The company kinda needs “Full Gear” to live up to the advanced billing, given trends with viewer numbers for its Wednesday “Dynamite” show.

“Dynamite” is still topping WWE’s “NXT” in the nascent Wednesday Night Wars, posting its sixth straight win in the head-to-head this week, drawing 822,000 viewers to the 813,000 for “NXT.”

But the number of “Dynamite” viewers has gone down each week, from a high of 1.409 million for the debut episode on Oct. 2, representing a dropoff of 41.6 percent from Week 1 to Week 6, which, yikes.

“NXT” is also down 31 percent over that period, which is significant because WWE has tried to inject life into the numbers by sending top main-roster stars like Finn Balor and A.J. Styles to “NXT” for cameos, and also featured “NXT” stars on “Smackdown” last week when the company had travel issues in Saudi Arabia that kept most of the roster on the ground in the Middle East.

AEW can’t just bring established big names over from another part of its company for surprise appearances or add to the exposure of its stars on a sister show with three times the viewers.

The strategy for AEW needs to be, as they say a lot these days in business circles, more organic, from within.

“Full Gear” could be important momentum, at least in terms of the buzz that should come from the show, which features world champ Chris Jericho defending against Cody, pound-for-pound best wrestler in the world Kenny Omega facing Jon Moxley in a lights-out match, a tag-team grudge match between The Young Bucks and Santana and Ortiz, and PAC facing top contender “Hangman” Adam Page.

From a booking perspective, AEW seems to have been doing just about everything right.

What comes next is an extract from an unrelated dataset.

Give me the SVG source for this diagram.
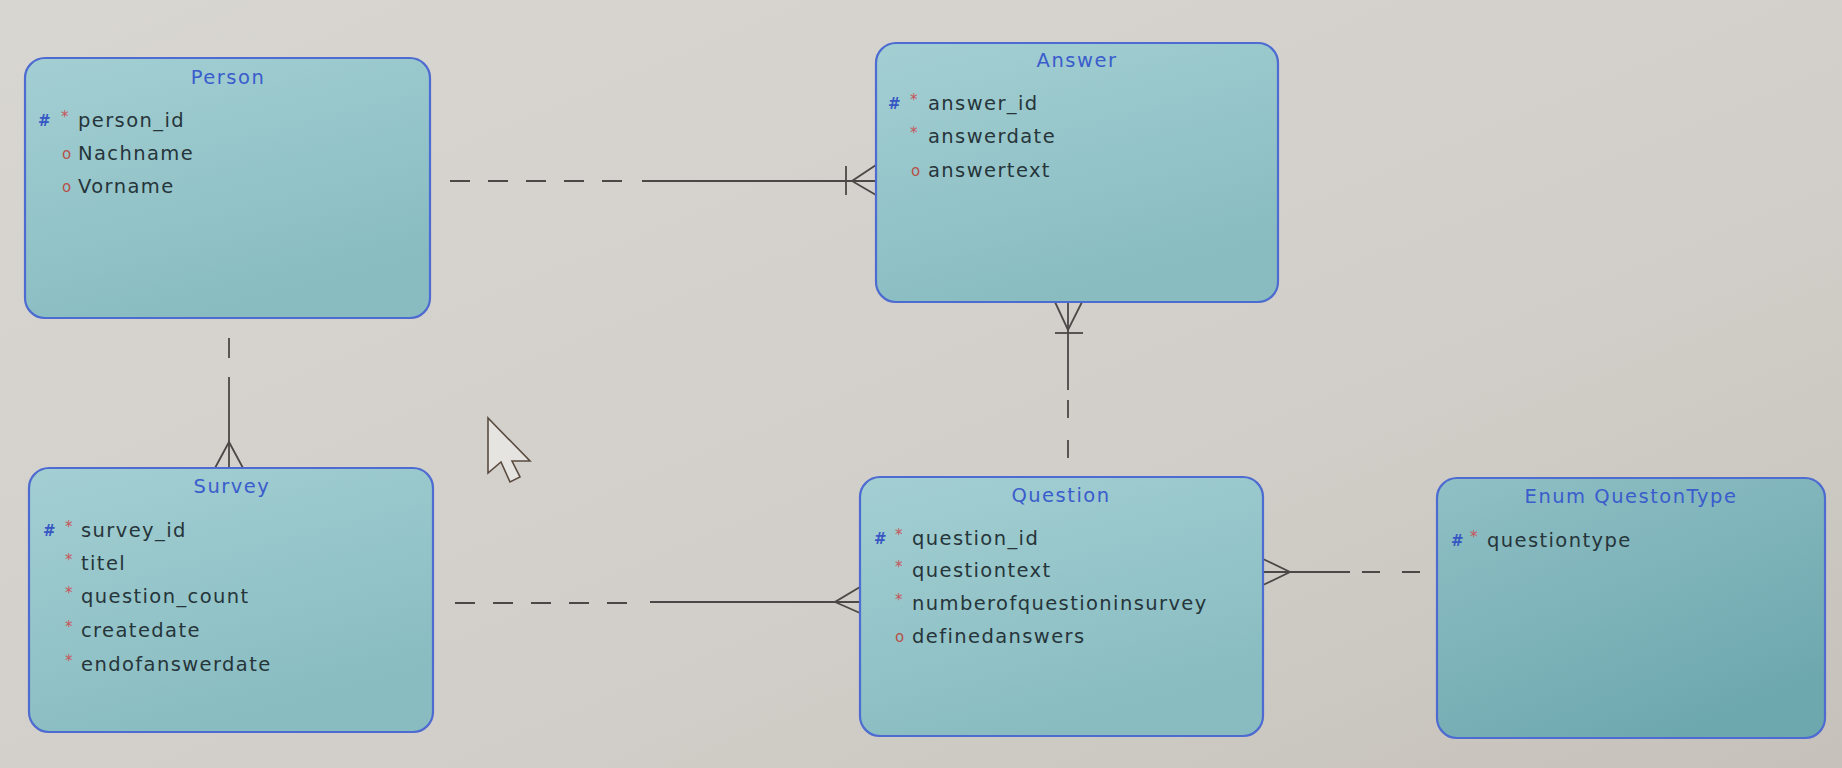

The build to Omega-Moxley, which is rumored to be the main event, even with a title match on the card, has been top-notch, and the scathing promo that Cody cut on this week’s “Dynamite” has garnered mainstream attention.

Unfortunately for AEW, there has also been mainstream attention on Jericho around the expected release today of an interview that “Le Champion” recorded for his popular weekly podcast with Donald Trump Jr., who will promote a book blaming liberals for the ongoing culture wars.

That the AEW fan base skews more center-left than the WWE Universe seems to be a root for a movement online to engage cancel culture with “Full Gear” as a target.

That, plus the $49.99 ticket price for the pay-per-view, in an era when fans can access WWE pay-per-views through the WWE Network for $9.99 per month, could cool the possible impact of “Full Gear” on AEW’s trajectory.

It is without doubt that the company needs to hit a home run, both in the ring and as legendary announcer Jim Ross would say, at the pay window.